Von den 14,8 Mrd. Euro, die im zweiten Quartal 2023 an Wohnimmobiliendarlehen zugesagt wurden, entfiel etwas mehr als die Hälfte auf die Finanzierung von Ein- und Zweifamilienhäusern (7,6 Mrd. Euro nach 7,1 Mrd. Euro im ersten Quartal 2023). Auch die Finanzierung von Eigentumswohnungen zog gegenüber dem Anfangsquartal an – von 2,4 auf 2,9 Mrd. Euro – und machte damit rund ein Fünftel der Wohnimmobilienkredite aus. Demgegenüber kam es bei der Finanzierung von Mehrfamilienhäusern (Anteil: 23,0 %) zu einem Rückgang von 5,9 auf 3,4 Mrd. Euro.

Bei den Gewerbeimmobiliendarlehen, die sich im zweiten Quartal dieses Jahres auf 13,4 Mrd. Euro summierten, dominierten mit 7,5 Mrd. Euro bzw. einem Anteil von 56,0 % die Finanzierungen für Bürogebäude. Gegenüber dem Anfangsquartal 2023 nahm das Büroimmobilien-Neugeschäft deutlich zu (Q1 2023: 4,8 Mrd. Euro). Auf Handelsgebäude und Hotels entfielen im Berichtsquartal jeweils Anteile in Höhe von 14,2 bzw. 10,5 %. Dabei wiesen die Finanzierungen für Handelsgebäude gegenüber dem ersten Quartal 2023 ein Minus aus (1,9 nach 2,3 Mrd. Euro), während Hoteldarlehen zunahmen (1,4 nach 0,4 Mrd. Euro).


Fazit Märkte

Wohnimmobilienmarkt weiterhin von Zurückhaltung gekennzeichnet: Die Nachfrage speziell nach Wohnimmobilienfinanzierungen ist weiterhin verhalten. Hier machen sich die investitionshemmende Kombination aus verschlechterten Finanzierungsbedingungen, unklarer Fördersituation und Baukostensteigerungen bemerkbar, die eine große Herausforderung für die Bau- und Immobilienwirtschaft darstellen.

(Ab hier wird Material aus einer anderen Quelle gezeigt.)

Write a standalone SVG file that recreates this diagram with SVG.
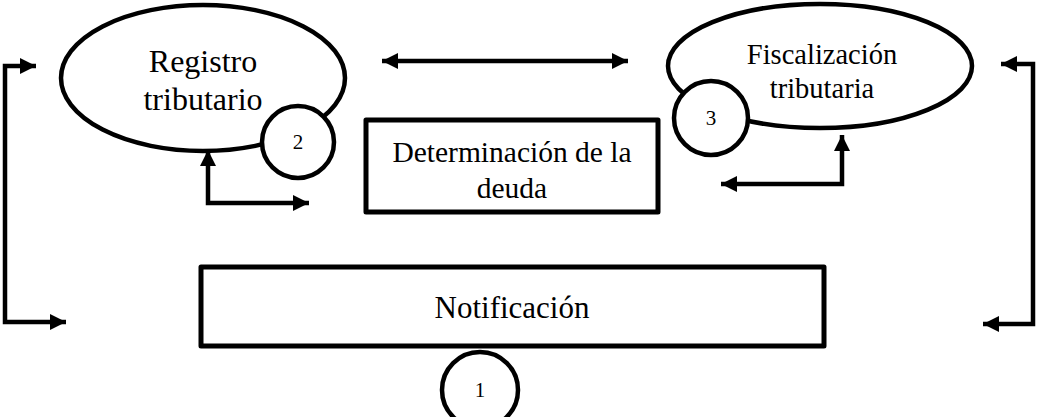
<svg xmlns="http://www.w3.org/2000/svg" width="1038" height="417" viewBox="0 0 1038 417">
<defs>
<style>
.shape{fill:#fff;stroke:#000;stroke-width:4.5}
.box{fill:#fff;stroke:#000;stroke-width:5;stroke-linejoin:round}
.t{font-family:"Liberation Serif","Times New Roman",serif;fill:#000;text-anchor:middle}
.conn{fill:none;stroke:#000;stroke-width:4.5}
</style>
<marker id="ah" viewBox="0 0 16 16" refX="16" refY="8" markerWidth="16" markerHeight="16" markerUnits="userSpaceOnUse" orient="auto-start-reverse">
<path d="M0,0 L16,8 L0,16 Z" fill="#000"/>
</marker>
</defs>
<rect width="1038" height="417" fill="#fff"/>
<g id="connectors">
<polyline class="conn" points="36,66 5,66 5,322 66,322" marker-start="url(#ah)" marker-end="url(#ah)"/>
<polyline class="conn" points="1001,64 1033,64 1033,324 983,324" marker-start="url(#ah)" marker-end="url(#ah)"/>
<line class="conn" x1="382" y1="61" x2="628" y2="61" marker-start="url(#ah)" marker-end="url(#ah)"/>
<polyline class="conn" points="208,150 208,203 309,203" marker-start="url(#ah)" marker-end="url(#ah)"/>
<polyline class="conn" points="842,135 842,184 721,184" marker-start="url(#ah)" marker-end="url(#ah)"/>
</g>
<g id="registro">
<ellipse class="shape" cx="203" cy="78" rx="142" ry="73"/>
<text class="t" x="203" y="72" font-size="32">Registro</text>
<text class="t" x="203" y="110" font-size="32">tributario</text>
</g>
<g id="badge2">
<circle class="shape" cx="298" cy="142" r="36"/>
<text class="t" x="298" y="149" font-size="21">2</text>
</g>
<g id="fiscalizacion">
<ellipse class="shape" cx="820" cy="66" rx="152" ry="62"/>
<text class="t" x="822" y="64" font-size="28.5">Fiscalización</text>
<text class="t" x="822" y="98" font-size="28.5">tributaria</text>
</g>
<g id="badge3">
<circle class="shape" cx="711" cy="118" r="37"/>
<text class="t" x="711" y="125" font-size="21">3</text>
</g>
<g id="determinacion">
<rect class="box" x="366" y="120" width="292" height="92"/>
<text class="t" x="512" y="162" font-size="29.5">Determinación de la</text>
<text class="t" x="512" y="198" font-size="29.5">deuda</text>
</g>
<g id="notificacion">
<rect class="box" x="201" y="267" width="623" height="79"/>
<text class="t" x="512" y="318" font-size="31">Notificación</text>
</g>
<g id="badge1">
<circle class="shape" cx="480" cy="390" r="38"/>
<text class="t" x="480" y="397" font-size="21">1</text>
</g>
</svg>
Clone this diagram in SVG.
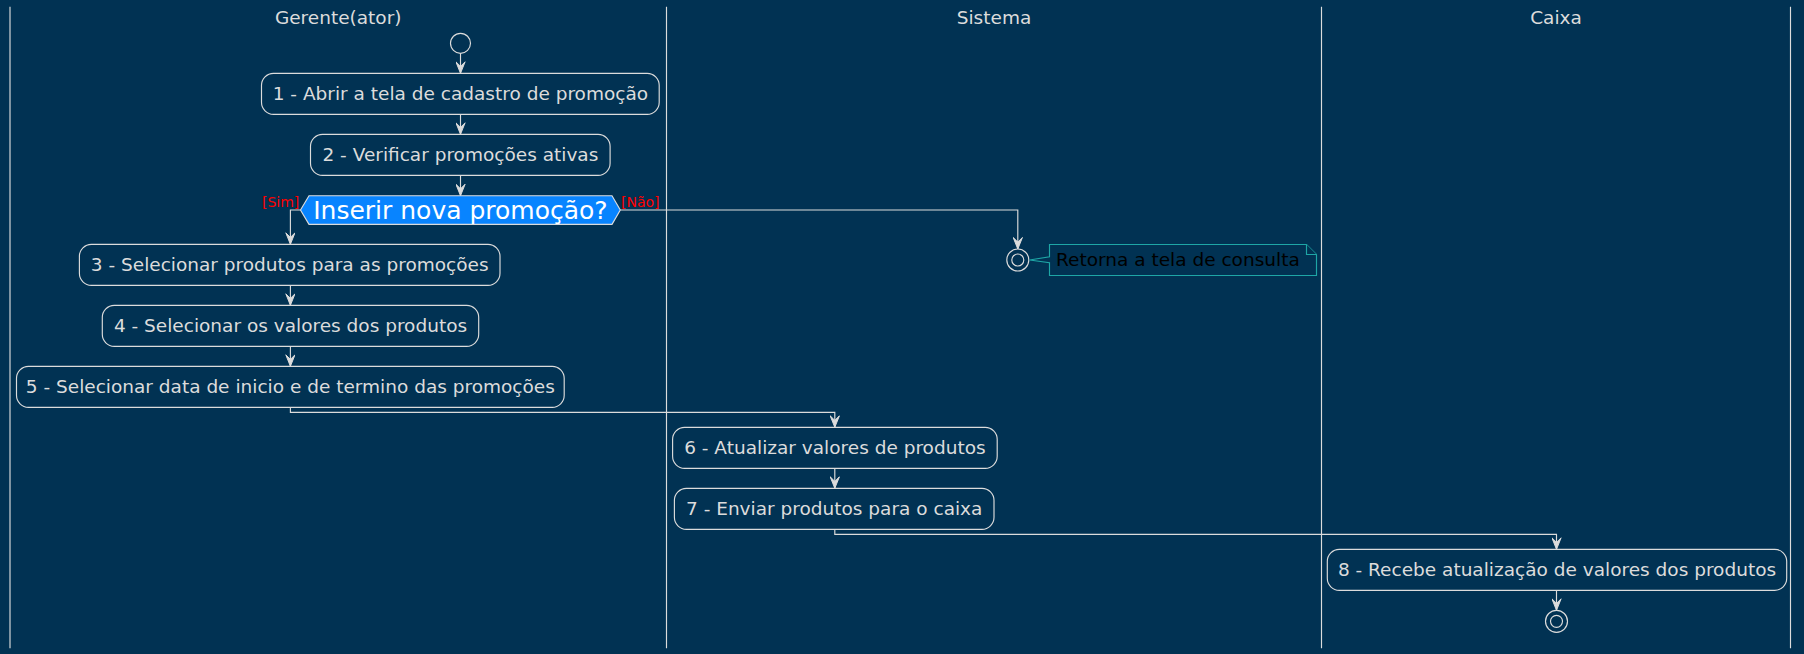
<svg xmlns="http://www.w3.org/2000/svg" width="1804" height="654" viewBox="0 0 1804 654">
<style>
text{font-family:"DejaVu Sans","Liberation Sans",sans-serif}
.bg{fill:#013253}
.lane{stroke:#dcdcdc;stroke-width:1.15;fill:none}
.title{font-size:18.5px;fill:#dcdcdc;text-anchor:middle}
.box{fill:#013253;stroke:#dcdcdc;stroke-width:1.15}
.bt{font-size:18.5px;fill:#dcdcdc;text-anchor:middle}
.edge{stroke:#dcdcdc;stroke-width:1.15;fill:none}
.lbl{font-size:14px;fill:#ff0000}
.circ{fill:#013253;stroke:#dcdcdc;stroke-width:1.15}
.dec{fill:#0884ff;stroke:#dcdcdc;stroke-width:1.15}
.dt{font-size:25px;fill:#ffffff;text-anchor:middle}
.note{fill:#013253;stroke:#1ea6a6;stroke-width:1.15}
.nt{font-size:18.5px;fill:#000000}
</style>
<defs>
<marker id="arr" viewBox="-12 -5 13 10" refX="0" refY="0" markerWidth="13" markerHeight="10" markerUnits="userSpaceOnUse" orient="auto">
<path d="M0,0 L-11.5,-4.6 L-6.9,0 L-11.5,4.6 Z" fill="#dcdcdc" stroke="#dcdcdc" stroke-width="1"/>
</marker>
</defs>
<rect class="bg" x="0" y="0" width="1804" height="654"/>
<g id="lanes">
<line class="lane" x1="10" y1="6.7" x2="10" y2="648.3"/>
<line class="lane" x1="666.5" y1="6.7" x2="666.5" y2="648.3"/>
<line class="lane" x1="1321.5" y1="6.7" x2="1321.5" y2="648.3"/>
<line class="lane" x1="1790.5" y1="6.7" x2="1790.5" y2="648.3"/>
<text class="title" x="338.2" y="24.3">Gerente(ator)</text>
<text class="title" x="994" y="24.3">Sistema</text>
<text class="title" x="1556" y="24.3">Caixa</text>
</g>
<g id="connectors">
<path class="edge" d="M460.5,53.3 V73.3" marker-end="url(#arr)"/>
<path class="edge" d="M460.5,114.3 V134.3" marker-end="url(#arr)"/>
<path class="edge" d="M460.5,175.3 V195.7" marker-end="url(#arr)"/>
<path class="edge" d="M300.5,210 H290.4 V244.3" marker-end="url(#arr)"/>
<path class="edge" d="M620.3,210 H1017.8 V249" marker-end="url(#arr)"/>
<path class="edge" d="M290.4,285.3 V305.3" marker-end="url(#arr)"/>
<path class="edge" d="M290.4,346.3 V366.3" marker-end="url(#arr)"/>
<path class="edge" d="M290.4,407.3 V412.3 H834.8 V427.3" marker-end="url(#arr)"/>
<path class="edge" d="M834.8,468.3 V488.3" marker-end="url(#arr)"/>
<path class="edge" d="M834.8,529.3 V534.3 H1556.5 V549.3" marker-end="url(#arr)"/>
<path class="edge" d="M1556.5,590.3 V610.3" marker-end="url(#arr)"/>
<text class="lbl" x="299.3" y="206.7" text-anchor="end">[Sim]</text>
<text class="lbl" x="621" y="206.7">[Não]</text>
</g>
<g id="start">
<circle class="circ" cx="460.5" cy="43.3" r="10"/>
</g>
<g id="n1">
<rect class="box" x="261.5" y="73.3" width="397.7" height="41" rx="12" ry="12"/>
<text class="bt" x="460.4" y="99.6">1 - Abrir a tela de cadastro de promoção</text>
</g>
<g id="n2">
<rect class="box" x="310.5" y="134.3" width="299.6" height="41" rx="12" ry="12"/>
<text class="bt" x="460.4" y="160.6">2 - Verificar promoções ativas</text>
</g>
<g id="decision">
<polygon class="dec" points="300.5,210 309,195.7 612,195.7 620.3,210 612,224.3 309,224.3"/>
<text class="dt" x="460.4" y="218.6">Inserir nova promoção?</text>
</g>
<g id="stop1">
<circle class="circ" cx="1017.8" cy="260" r="11"/>
<circle class="circ" cx="1017.8" cy="260" r="6"/>
</g>
<g id="note">
<path class="note" d="M1049.5,244.5 H1306.5 L1316.5,254.5 V275.5 H1049.5 V262.7 L1029.5,260 L1049.5,256.7 Z"/>
<path class="note" d="M1306.5,244.5 V254.5 H1316.5" fill="none"/>
<text class="nt" x="1056" y="265.5">Retorna a tela de consulta</text>
</g>
<g id="n3">
<rect class="box" x="79.4" y="244.3" width="420.6" height="41" rx="12" ry="12"/>
<text class="bt" x="289.7" y="270.6">3 - Selecionar produtos para as promoções</text>
</g>
<g id="n4">
<rect class="box" x="102.3" y="305.3" width="376.4" height="41" rx="12" ry="12"/>
<text class="bt" x="290.5" y="331.6">4 - Selecionar os valores dos produtos</text>
</g>
<g id="n5">
<rect class="box" x="16.5" y="366.3" width="547.7" height="41" rx="12" ry="12"/>
<text class="bt" x="290.35" y="392.6">5 - Selecionar data de inicio e de termino das promoções</text>
</g>
<g id="n6">
<rect class="box" x="672.6" y="427.3" width="324.6" height="41" rx="12" ry="12"/>
<text class="bt" x="834.9" y="453.6">6 - Atualizar valores de produtos</text>
</g>
<g id="n7">
<rect class="box" x="674.4" y="488.3" width="319.6" height="41" rx="12" ry="12"/>
<text class="bt" x="834.2" y="514.6">7 - Enviar produtos para o caixa</text>
</g>
<g id="n8">
<rect class="box" x="1327.3" y="549.3" width="459.4" height="41" rx="12" ry="12"/>
<text class="bt" x="1557" y="575.6">8 - Recebe atualização de valores dos produtos</text>
</g>
<g id="stop2">
<circle class="circ" cx="1556.5" cy="621.3" r="11"/>
<circle class="circ" cx="1556.5" cy="621.3" r="6"/>
</g>
</svg>
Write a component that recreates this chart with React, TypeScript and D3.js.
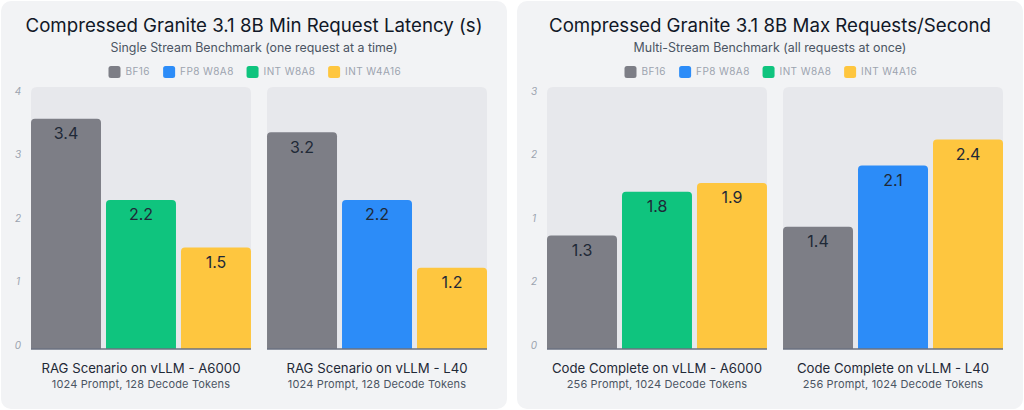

Noch kein klares Bild beim Gewerbeimmobilienmarkt: In der Gewerbeimmobilienfinanzierung zeigt sich im bisherigen Jahresverlauf noch kein klares Bild. Nachdem rund um die Jahreswende ein sehr geringes Neugeschäft zu verzeichnen gewesen ist, sehen wir nun im zweiten Quartal zaghafte positive Signale. Das geht nicht nur aus den vorliegende Darlehensstatistik hervor, sondern zeigt sich auch an den gestiegenen Renditen und Mieten bei Gewerbeimmobilien, nachzulesen in unserer kürzlich erschienenen Veröffentlichung zum vdp-Index.